Various publishing models have been adopted. The British Library focuses on high quality mass market paperbacks, Harper Collins on hardbacks, and others mainly on ebooks and print on demand publications. Dean Street Press fall into the latter camp. They do a really good job, and I'm not just saying that because I've written a few intros for them. Their model makes it possible to reissue a large number of books by the same author. The complete works of Annie Haynes, say, would not be commercially viable if the focus were on mass market paperbacks, because their isn't enough interest in them for the books to be sold in large quantities in paperback format. But thanks to DSP, we can now try out Annie's work in ebook or as a print on demand paperback, and much else besides. One of the DSP authors whom I particularly enjoy is Peter Drax, and I'll be saying more about his books in the future.
At present, DSP are reissuing, in large batches, the Ludovic Travers novels of Christopher Bush. Bush was a writer who wrote so much that sometime quality suffered, but I really enjoyed The Case of the Monday Murders, first published in 1936. The mystery is good, even if I did guess the solution early on, but the satiric touches are even better. This book contains plenty of swipes at Bush's fellow practitioners, and as Curtis Evans says in his intro, the character of crime writer Ferdinand Pole, founder of the Murder League, is surely based on Anthony Berkeley. One chapter title is borrowed from Philip Macdonald: "Murder Gone Mad". There's also a hint of self-mockery in the killer's taunting letters, signed "Justice", which might make one recall the comparable correspondence in Bush's own The Perfect Murder Case.

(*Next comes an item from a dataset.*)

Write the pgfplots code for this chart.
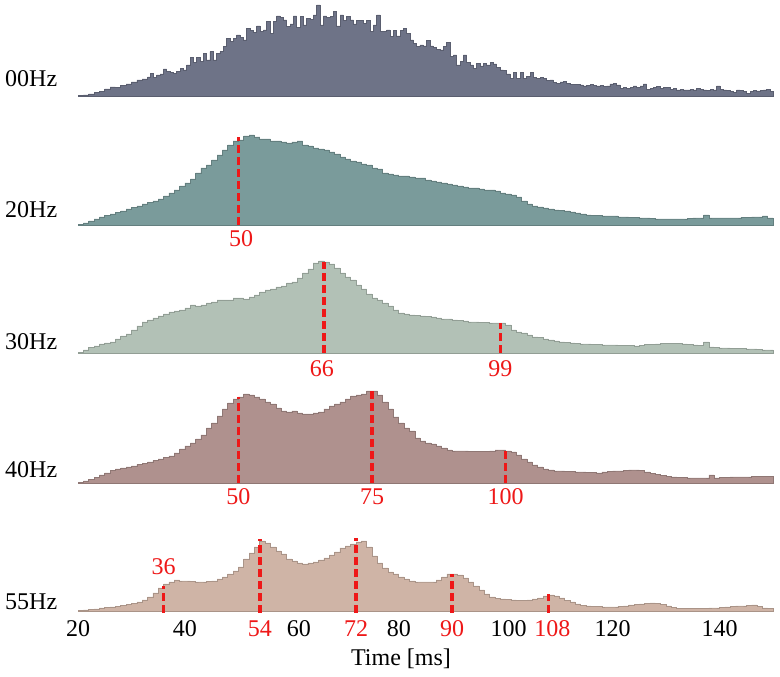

The funniest moment in the book is when Bush mocks Dorothy L. Sayers and E.R. Punshon in the same breath, parodying Sayers' famous review lauding E.R. Punshon (in the guise of "Petrie Cubbe"), but attributing it to Pole. It does make you wonder how on earth Bush managed to earn election to the Detection Club the year after this book came out, especially since Berkeley was famously thin-skinned. It would be good to think that those who are guyed took it in good part. Or perhaps they just didn't read it! (Though given how many of them were prolific reviewers, that would be surprising). Whatever the truth, the great thing is that readers today have the chance to enjoy this one, and I suspect that it is one of Bush's best.